Optimizing Resource Usage with OpenStack Watcher

Most OpenStack clouds drift toward waste. The scheduler places instances when they’re created and then forgets about them, so over months you end up with hosts at 90% on one rack and 20% on another, fragmented memory, and a power bill for compute nodes running three idle VMs each. Watcher is the service that fixes that drift on a schedule, automatically.

I’ve used Watcher to claw back real capacity on production clouds, and I’ve also watched it trigger a live-migration storm that made everything worse. The difference is entirely in how conservatively you configure it. Here’s how I run it.

The Watcher mental model

Watcher works in three nouns:

A goal is what you want — server_consolidation, workload_balancing, airflow_optimization, saving_energy.
A strategy is the algorithm that achieves the goal — e.g. vm_workload_consolidation or workload_stabilization.
An audit runs a strategy against current cluster state and produces an action plan — an ordered list of migrations and host power changes.

The crucial part: an audit produces a plan, and the plan does nothing until you (or a policy) approve it. That gap is your safety valve. Never wire audits straight to auto-execute until you’ve watched plans for a few weeks.

Setting up your first audit

Start with a one-shot audit so you can see what Watcher wants to do before it does anything:

# List available goals and strategies
openstack optimize goal list
openstack optimize strategy list

# Create a one-shot consolidation audit
openstack optimize audit create \
  -g server_consolidation \
  --name nightly-consolidation \
  --audit-type ONESHOT

# Inspect the resulting action plan
openstack optimize actionplan list
openstack optimize action list --action-plan <plan-id>

Read that action list carefully. It will show you exactly which instances move where and which hosts it intends to power down. For consolidation on a busy cloud, the first plan is often alarmingly aggressive — that’s your signal to tune thresholds, not to execute.

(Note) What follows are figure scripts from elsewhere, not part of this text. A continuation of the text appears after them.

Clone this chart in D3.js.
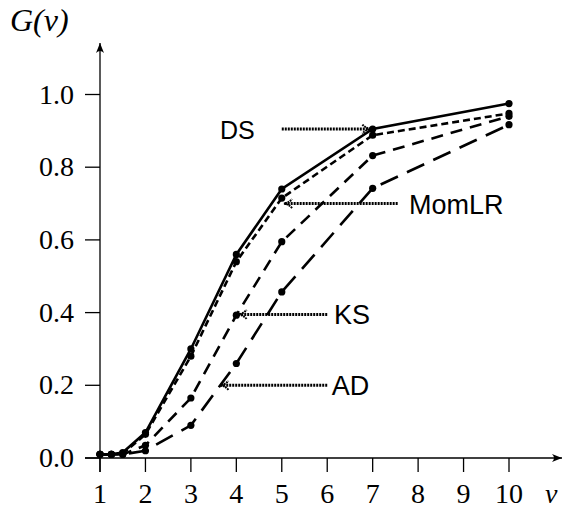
<!DOCTYPE html>
<html>
<head>
<meta charset="UTF-8">
<script src="https://d3js.org/d3.v7.min.js"></script>
<style>
  body { margin: 0; background: white; }
</style>
</head>
<body>
<svg id="chart"></svg>
<script>
// values
const vValues = [1, 1.25, 1.5, 2, 3, 4, 5, 7, 10];
const dsValues    = [0.01, 0.01, 0.015, 0.07, 0.30, 0.56, 0.74, 0.905, 0.975];
const momlrValues = [0.01, 0.01, 0.012, 0.065, 0.28, 0.54, 0.715, 0.888, 0.948];
const ksValues    = [0.01, 0.01, 0.01, 0.035, 0.165, 0.393, 0.595, 0.832, 0.94];
const adValues    = [0.01, 0.01, 0.01, 0.02, 0.09, 0.26, 0.457, 0.742, 0.917];
const seriesNames = ["DS", "MomLR", "KS", "AD"];
const xTicks = [1, 2, 3, 4, 5, 6, 7, 8, 9, 10];
const yTicks = [0, 0.2, 0.4, 0.6, 0.8, 1.0];

// label annotations: text, label x, arrow start x, arrow end x, y (data units)
const noteLabels = ["DS", "MomLR", "KS", "AD"];
const noteLabelX = [3.64, 7.8, 6.15, 6.1];
const noteFromX  = [5.0, 7.55, 6.0, 6.0];
const noteToX    = [6.95, 5.05, 4.05, 3.65];
const noteY      = [0.905, 0.70, 0.395, 0.20];

const width = 563, height = 511;
const svg = d3.select("#chart").attr("width", width).attr("height", height);

const x = d3.scaleLinear().domain([1, 10]).range([100, 509]);
const y = d3.scaleLinear().domain([0, 1]).range([458, 94.5]);

const dashes = ["none", "7,4", "12,8", "19,10"];
const allSeries = [dsValues, momlrValues, ksValues, adValues];

// arrow markers
const defs = svg.append("defs");
defs.append("marker")
  .attr("id", "tip")
  .attr("viewBox", "0 0 12 12")
  .attr("refX", 11).attr("refY", 6)
  .attr("markerWidth", 12).attr("markerHeight", 12)
  .attr("markerUnits", "userSpaceOnUse")
  .attr("orient", "auto")
  .append("path")
  .attr("d", "M3,1.5 Q6,5 11,6 Q6,7 3,10.5")
  .attr("fill", "none")
  .attr("stroke", "black")
  .attr("stroke-width", 2)
  .attr("stroke-dasharray", "1.8,0.8");
defs.append("marker")
  .attr("id", "axisTip")
  .attr("viewBox", "0 0 10 10")
  .attr("refX", 10).attr("refY", 5)
  .attr("markerWidth", 10).attr("markerHeight", 10)
  .attr("markerUnits", "userSpaceOnUse")
  .attr("orient", "auto")
  .append("path")
  .attr("d", "M0,1 Q4,5 0,9 L10,5 Z")
  .attr("fill", "black");

// axes
svg.append("line")
  .attr("x1", 85).attr("x2", 562)
  .attr("y1", y(0)).attr("y2", y(0))
  .attr("stroke", "black").attr("stroke-width", 1.3)
  .attr("marker-end", "url(#axisTip)");
svg.append("line")
  .attr("x1", x(1)).attr("x2", x(1))
  .attr("y1", 472).attr("y2", 43)
  .attr("stroke", "black").attr("stroke-width", 1.3)
  .attr("marker-end", "url(#axisTip)");

svg.selectAll(".xtick").data(xTicks).enter().append("line")
  .attr("x1", d => x(d)).attr("x2", d => x(d))
  .attr("y1", y(0)).attr("y2", y(0) + 14)
  .attr("stroke", "black").attr("stroke-width", 1.3);
svg.selectAll(".xlab").data(xTicks).enter().append("text")
  .attr("x", d => x(d)).attr("y", 503)
  .attr("text-anchor", "middle")
  .attr("font-family", "Liberation Serif, serif")
  .attr("font-size", "28px")
  .text(d => d);

svg.selectAll(".ytick").data(yTicks).enter().append("line")
  .attr("x1", x(1) - 15).attr("x2", x(1))
  .attr("y1", d => y(d)).attr("y2", d => y(d))
  .attr("stroke", "black").attr("stroke-width", 1.3);
svg.selectAll(".ylab").data(yTicks).enter().append("text")
  .attr("x", 74).attr("y", d => y(d) + 9)
  .attr("text-anchor", "end")
  .attr("font-family", "Liberation Serif, serif")
  .attr("font-size", "28px")
  .text(d => d.toFixed(1));

svg.append("text")
  .attr("x", 10).attr("y", 31)
  .attr("font-family", "Liberation Serif, serif")
  .attr("font-style", "italic")
  .attr("font-size", "32px")
  .text("G(v)");
svg.append("text")
  .attr("x", 545).attr("y", 503)
  .attr("font-family", "Liberation Serif, serif")
  .attr("font-style", "italic")
  .attr("font-size", "28px")
  .text("v");

// series
const line = d3.line().x((d, i) => x(vValues[i])).y(d => y(d));
allSeries.forEach((vals, k) => {
  svg.append("path")
    .datum(vals)
    .attr("d", line)
    .attr("fill", "none")
    .attr("stroke", "black")
    .attr("stroke-width", 2.6)
    .attr("stroke-dasharray", dashes[k])
    .attr("class", seriesNames[k]);
  svg.selectAll(".dot" + k).data(vals).enter().append("circle")
    .attr("cx", (d, i) => x(vValues[i]))
    .attr("cy", d => y(d))
    .attr("r", 3.6)
    .attr("fill", "black");
});

// annotations
noteLabels.forEach((lab, k) => {
  svg.append("line")
    .attr("x1", x(noteFromX[k])).attr("x2", x(noteToX[k]))
    .attr("y1", y(noteY[k])).attr("y2", y(noteY[k]))
    .attr("stroke", "black")
    .attr("stroke-width", 3)
    .attr("stroke-dasharray", "2,1")
    .attr("marker-end", "url(#tip)");
  svg.append("text")
    .attr("x", x(noteLabelX[k])).attr("y", y(noteY[k]) + 10)
    .attr("font-family", "Liberation Sans, sans-serif")
    .attr("font-size", k === 0 ? "25px" : "27px")
    .text(lab);
});
</script>
</body>
</html>
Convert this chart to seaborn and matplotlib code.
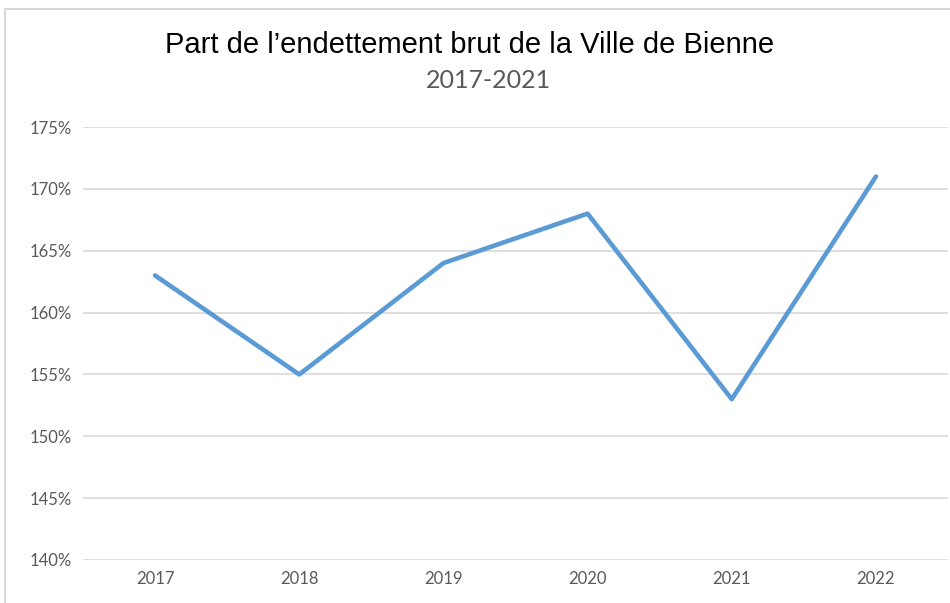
import matplotlib
matplotlib.use('Agg')
import matplotlib.pyplot as plt
import seaborn as sns
import pandas as pd
from matplotlib.patches import Rectangle
from matplotlib.ticker import FuncFormatter

annees = ['2017', '2018', '2019', '2020', '2021', '2022']
endettement = [163, 155, 164, 168, 153, 171]
yticks = [140, 145, 150, 155, 160, 165, 170, 175]

df = pd.DataFrame({'annee': annees, 'part': endettement})

sns.set_style('white')
fig = plt.figure(figsize=(9.5, 6.03), dpi=100)
ax = fig.add_axes([83 / 950, 1 - 560 / 603, (948 - 83) / 950, (560 - 127) / 603])

sns.lineplot(data=df, x='annee', y='part', ax=ax, color='#5B9BD5', linewidth=3.3, sort=False)

ax.set_xlim(-0.5, 5.5)
ax.set_ylim(140, 175)
ax.set_yticks(yticks)
ax.yaxis.set_major_formatter(FuncFormatter(lambda v, p: f'{v:.0f}%'))
ax.grid(axis='y', color='#d9d9d9', linewidth=1.2)
ax.set_axisbelow(True)
for s in ax.spines.values():
    s.set_visible(False)
ax.tick_params(axis='both', length=0, labelsize=12, labelcolor='#595959', pad=8)
for lab in ax.get_xticklabels() + ax.get_yticklabels():
    lab.set_family('Lato')
ax.set_xlabel('')
ax.set_ylabel('')

# cadre du graphique
fig.patches.append(Rectangle((5 / 950, -0.1), 1.2, 1 - 9 / 603 + 0.1, transform=fig.transFigure,
                             fill=False, edgecolor='#d9d9d9', linewidth=1.5))

fig.text(470 / 950, 1 - 45 / 603, 'Part de l\u2019endettement brut de la Ville de Bienne',
         ha='center', va='center', fontsize=21, family='Liberation Sans', color='black')
fig.text(488 / 950, 1 - 80 / 603, '2017-2021', ha='center', va='center',
         fontsize=18, family='Lato', color='#595959')

fig.savefig('out.png', dpi=100)
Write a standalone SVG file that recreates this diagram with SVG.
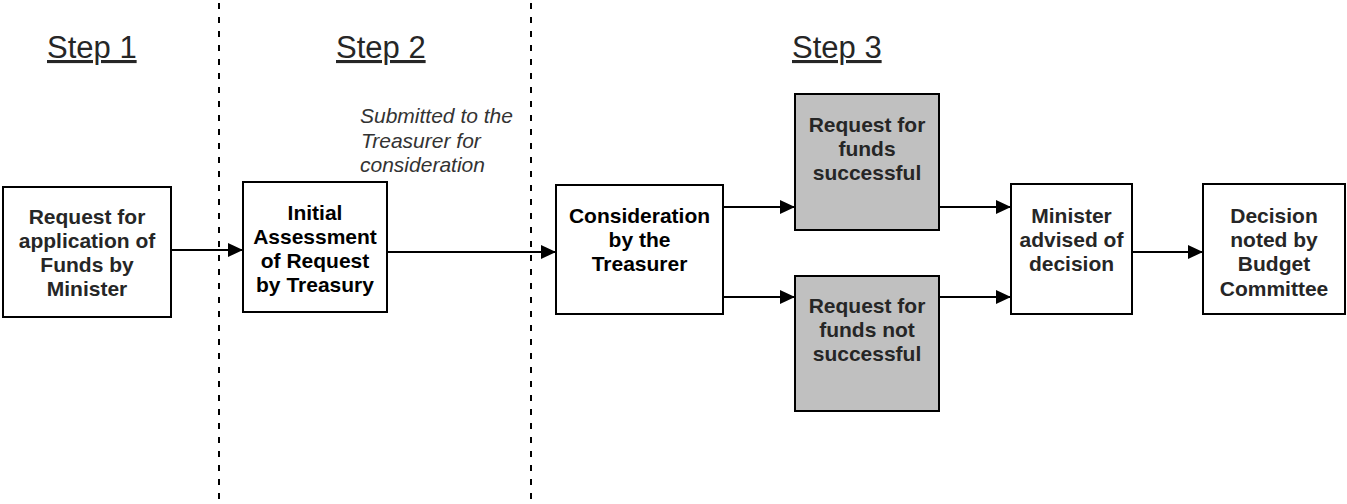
<svg xmlns="http://www.w3.org/2000/svg" width="1347" height="504" viewBox="0 0 1347 504">
  <defs>
    <marker id="arrow" viewBox="0 0 15 14" refX="15" refY="7" markerWidth="15" markerHeight="14" markerUnits="userSpaceOnUse" orient="auto">
      <path d="M0,0 L15,7 L0,14 Z" fill="#000"/>
    </marker>
    <style>
      .box { fill: #fff; stroke: #000; stroke-width: 2; }
      .grey { fill: #c0c0c0; stroke: #000; stroke-width: 2; }
      .lbl { font-family: "Liberation Sans", Arial, sans-serif; font-size: 21px; font-weight: bold; fill: #262626; text-anchor: middle; }
      .dark { fill: #000; }
      .step { font-family: "Liberation Sans", Arial, sans-serif; font-size: 31px; fill: #262626; text-decoration: underline; }
      .note { font-family: "Liberation Sans", Arial, sans-serif; font-size: 21px; font-style: italic; fill: #333; }
      .edge { stroke: #000; stroke-width: 2; fill: none; marker-end: url(#arrow); }
      .divider { stroke: #000; stroke-width: 2; stroke-dasharray: 6 8; }
    </style>
  </defs>

  <!-- stage dividers -->
  <g id="dividers">
    <line class="divider" x1="219" y1="3" x2="219" y2="504"/>
    <line class="divider" x1="531" y1="3" x2="531" y2="504"/>
  </g>

  <!-- stage headings -->
  <g id="headings">
    <text class="step" x="47" y="58">Step 1</text>
    <text class="step" x="336" y="58">Step 2</text>
    <text class="step" x="792" y="58">Step 3</text>
  </g>

  <g id="note">
    <text class="note" x="360" y="123">Submitted to the</text>
    <text class="note" x="361" y="148">Treasurer for</text>
    <text class="note" x="360" y="172">consideration</text>
  </g>

  <!-- connectors -->
  <g id="connectors">
    <line class="edge" x1="171" y1="250" x2="243" y2="250"/>
    <line class="edge" x1="387" y1="252" x2="556" y2="252"/>
    <line class="edge" x1="723" y1="207" x2="795" y2="207"/>
    <line class="edge" x1="723" y1="297" x2="795" y2="297"/>
    <line class="edge" x1="939" y1="207" x2="1011" y2="207"/>
    <line class="edge" x1="939" y1="297" x2="1011" y2="297"/>
    <line class="edge" x1="1132" y1="252" x2="1203" y2="252"/>
  </g>

  <g id="request">
    <rect class="box" x="3" y="187" width="168" height="130"/>
    <text class="lbl" x="87" y="224">Request for</text>
    <text class="lbl" x="87" y="248">application of</text>
    <text class="lbl" x="87" y="272">Funds by</text>
    <text class="lbl" x="87" y="296">Minister</text>
  </g>

  <g id="assessment">
    <rect class="box" x="243" y="182" width="144" height="130"/>
    <text class="lbl dark" x="315" y="220">Initial</text>
    <text class="lbl dark" x="315" y="244">Assessment</text>
    <text class="lbl dark" x="315" y="268">of Request</text>
    <text class="lbl dark" x="315" y="292">by Treasury</text>
  </g>

  <g id="consideration">
    <rect class="box" x="556" y="185" width="167" height="129"/>
    <text class="lbl dark" x="639.5" y="223">Consideration</text>
    <text class="lbl dark" x="639.5" y="247">by the</text>
    <text class="lbl dark" x="639.5" y="271">Treasurer</text>
  </g>

  <g id="successful">
    <rect class="grey" x="795" y="94" width="144" height="136"/>
    <text class="lbl" x="867" y="132">Request for</text>
    <text class="lbl" x="867" y="156">funds</text>
    <text class="lbl" x="867" y="180">successful</text>
  </g>

  <g id="unsuccessful">
    <rect class="grey" x="795" y="276" width="144" height="135"/>
    <text class="lbl" x="867" y="313">Request for</text>
    <text class="lbl" x="867" y="337">funds not</text>
    <text class="lbl" x="867" y="361">successful</text>
  </g>

  <g id="advised">
    <rect class="box" x="1011" y="184" width="121" height="130"/>
    <text class="lbl" x="1071.5" y="223">Minister</text>
    <text class="lbl" x="1071.5" y="247">advised of</text>
    <text class="lbl" x="1071.5" y="271">decision</text>
  </g>

  <g id="noted">
    <rect class="box" x="1203" y="184" width="142" height="130"/>
    <text class="lbl" x="1274" y="223">Decision</text>
    <text class="lbl" x="1274" y="247">noted by</text>
    <text class="lbl" x="1274" y="271">Budget</text>
    <text class="lbl" x="1274" y="296">Committee</text>
  </g>
</svg>
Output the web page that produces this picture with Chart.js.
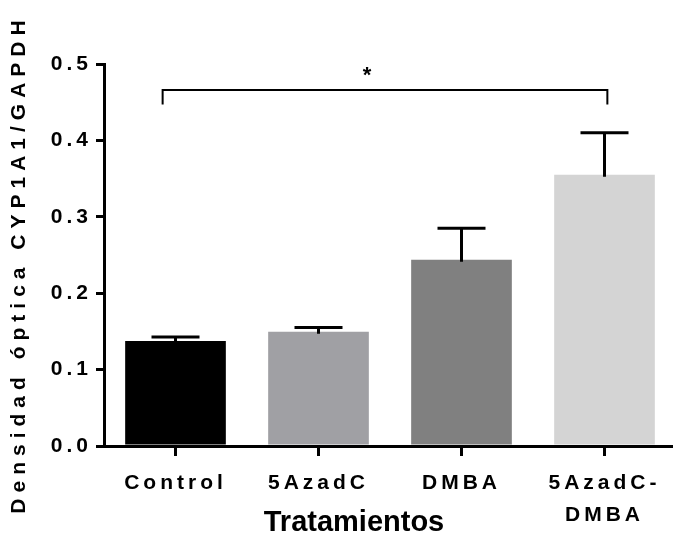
<!DOCTYPE html>
<html>
<head>
<meta charset="utf-8">
<script src="https://cdn.jsdelivr.net/npm/chart.js@4/dist/chart.umd.min.js"></script>
<style>
  html, body { margin: 0; padding: 0; background: #fff; overflow: hidden; }
  #wrap { width: 680px; height: 533px; position: relative; }
</style>
</head>
<body>
<div id="wrap"><canvas id="c"></canvas></div>
<script>
// ---- data ----
const categories = ['Control', '5AzadC', 'DMBA', '5AzadC-DMBA'];
const means = [0.1375, 0.1497, 0.2437, 0.355];
const errUpper = [0.1427, 0.155, 0.285, 0.41];
const barColors = ['#000000', '#a0a0a4', '#808080', '#d4d4d4'];
const yTitle = 'Densidad óptica CYP1A1/GAPDH';
const xTitle = 'Tratamientos';
const sigMark = '*';

// annotation placement (category index units / y values)
const bracket = { from: -0.09, to: 3.02, y: 0.466, legBottom: 0.447, starX: 1.34, starY: 0.489 };

const FAMILY = '"Liberation Sans", Arial, Helvetica, sans-serif';

const spacingPlugin = {
  id: 'spacing',
  beforeDraw(chart) { chart.ctx.letterSpacing = '4px'; },
  afterDraw(chart) { chart.ctx.letterSpacing = '0px'; }
};

const extrasPlugin = {
  id: 'extras',
  afterDatasetsDraw(chart) {
    const ctx = chart.ctx;
    const ys = chart.scales.y, xs = chart.scales.x;
    const meta = chart.getDatasetMeta(0);
    ctx.save();
    ctx.strokeStyle = '#000';
    ctx.lineWidth = 3;
    ctx.lineCap = 'butt';
    meta.data.forEach((bar, i) => {
      const x = bar.x;
      const y0 = ys.getPixelForValue(means[i]);
      const y1 = ys.getPixelForValue(errUpper[i]);
      ctx.beginPath();
      ctx.moveTo(x, y0 + 2);
      ctx.lineTo(x, y1);
      ctx.moveTo(x - 24, y1);
      ctx.lineTo(x + 24, y1);
      ctx.stroke();
    });
    // significance bracket
    const bx1 = xs.getPixelForValue(bracket.from);
    const bx2 = xs.getPixelForValue(bracket.to);
    const by = ys.getPixelForValue(bracket.y);
    const byl = ys.getPixelForValue(bracket.legBottom);
    ctx.lineWidth = 2;
    ctx.beginPath();
    ctx.moveTo(bx1, byl);
    ctx.lineTo(bx1, by);
    ctx.lineTo(bx2, by);
    ctx.lineTo(bx2, byl);
    ctx.stroke();
    ctx.fillStyle = '#000';
    ctx.font = 'bold 22px ' + FAMILY;
    ctx.textAlign = 'center';
    ctx.textBaseline = 'middle';
    ctx.letterSpacing = '0px';
    ctx.fillText(sigMark, xs.getPixelForValue(bracket.starX), ys.getPixelForValue(bracket.starY) + 4);
    ctx.restore();
  },
  afterDraw(chart) {
    const ctx = chart.ctx;
    ctx.save();
    ctx.fillStyle = '#000';
    // y title
    ctx.translate(19, 264);
    ctx.rotate(-Math.PI / 2);
    ctx.font = 'bold 21px ' + FAMILY;
    ctx.letterSpacing = '6px';
    ctx.textAlign = 'center';
    ctx.textBaseline = 'middle';
    ctx.fillText(yTitle, 0, 0);
    ctx.restore();
    ctx.save();
    ctx.fillStyle = '#000';
    ctx.font = 'bold 29px ' + FAMILY;
    ctx.letterSpacing = '0px';
    ctx.textAlign = 'center';
    ctx.textBaseline = 'alphabetic';
    ctx.fillText(xTitle, 354, 531);
    ctx.restore();
  }
};

new Chart(document.getElementById('c'), {
  type: 'bar',
  data: {
    labels: categories,
    datasets: [{
      data: means,
      backgroundColor: barColors,
      borderWidth: 0,
      categoryPercentage: 1,
      barPercentage: 0.704
    }]
  },
  options: {
    responsive: true,
    maintainAspectRatio: false,
    devicePixelRatio: 1,
    animation: false,
    layout: { padding: { top: 64, right: 4, left: 0, bottom: 0 } },
    plugins: { legend: { display: false }, tooltip: { enabled: false } },
    scales: {
      x: {
        type: 'category',
        offset: true,
        grid: { offset: false, drawOnChartArea: false, drawTicks: true, tickLength: 10, color: '#000', lineWidth: 3 },
        border: { display: true, color: '#000', width: 3 },
        ticks: {
          color: '#000',
          font: { family: FAMILY, size: 21, weight: 'bold', lineHeight: 1.52 },
          padding: 11,
          maxRotation: 0,
          autoSkip: false,
          callback: function (v, i) {
            const s = categories[i];
            const k = s.indexOf('-');
            return k > 0 ? [s.slice(0, k + 1), s.slice(k + 1)] : s;
          }
        },
        afterFit: s => { s.height = 87; }
      },
      y: {
        min: 0,
        max: 0.5,
        grid: { drawOnChartArea: false, drawTicks: true, tickLength: 8, color: '#000', lineWidth: 3 },
        border: { display: true, color: '#000', width: 3 },
        ticks: {
          stepSize: 0.1,
          color: '#000',
          font: { family: FAMILY, size: 21, weight: 'bold' },
          padding: 4,
          callback: v => Number(v).toFixed(1)
        },
        afterFit: s => { s.width = 104; }
      }
    }
  },
  plugins: [spacingPlugin, extrasPlugin]
});
</script>
</body>
</html>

Tuning the consolidation strategy

The vm_workload_consolidation strategy packs VMs onto fewer hosts so empties can sleep. The knobs that matter live in the strategy parameters:

openstack optimize audit create \
  -g server_consolidation \
  --strategy vm_workload_consolidation \
  --audit-type CONTINUOUS \
  --interval 3600 \
  -p period=3600 \
  -p granularity=300

Two failure modes to design against:

Migration storms. If too many migrations queue at once you saturate your storage and management network and tank live-migration success. Cap concurrency in the action plan execution and prefer a longer interval so plans are small and incremental.
Thrashing. Consolidate at night, a workload spikes, the balancer spreads it back out, consolidation packs it again. Use a workload_stabilization strategy with sane thresholds rather than chasing every fluctuation. Watcher needs a metrics source — Gnocchi or Prometheus via the datasource config — and bad metrics produce bad plans.

Executing and watching

When a plan looks right, execute it and watch:

openstack optimize actionplan start <plan-id>

# Track progress
watch openstack optimize action list --action-plan <plan-id>

Each action transitions PENDING -> ONGOING -> SUCCEEDED (or FAILED). A failed migration leaves the instance where it was — Watcher doesn’t unwind the whole plan, it just stops. That’s mostly fine, but it means a partial plan can leave the cluster in a half-balanced state, so re-audit after failures rather than assuming the goal was met.

The datasource is the whole game

I cannot stress this enough: Watcher is only as smart as its metrics. Point it at a datasource that actually reflects load:

[watcher_datasources]
datasources = gnocchi

[watcher_cluster_data_model_collector.compute]
period = 3600

If Gnocchi is sampling sparsely or your ceilometer pipeline is dropping metrics, Watcher sees flat CPU everywhere and either does nothing or consolidates based on allocation rather than real usage. Before you trust a single plan, confirm the metrics it’s reading match what your monitoring shows. I keep an AI prompt that takes a Watcher action plan plus the current openstack hypervisor list output and flags any migration that targets an already-hot host — a cheap sanity check before I hit start. There are a few of these in our prompt library.

How I actually deploy it

My production pattern:

Weeks 1–3: ONESHOT audits only, reviewed by a human each morning. Build trust, tune thresholds.
Weeks 4+: CONTINUOUS audits with a long interval, plans auto-generated but execution gated by a low concurrency cap.
Always: consolidation runs in the maintenance window, never during peak, and never the night before a known traffic event.

That cadence has let me recover meaningful host capacity — fewer powered compute nodes, lower draw — without a single Watcher-induced incident.

Where to go next

Watcher pays for itself on any cloud large enough to drift, but it rewards caution: audit before you execute, fix your datasource before you trust a plan, and cap migration concurrency hard. Treat the first few weeks as observation, not automation. For the rest of the OpenStack operations stack — Nova, live migration, monitoring — browse the OpenStack category.

Action plans are recommendations. Always review which instances and hosts a plan touches before executing it against production.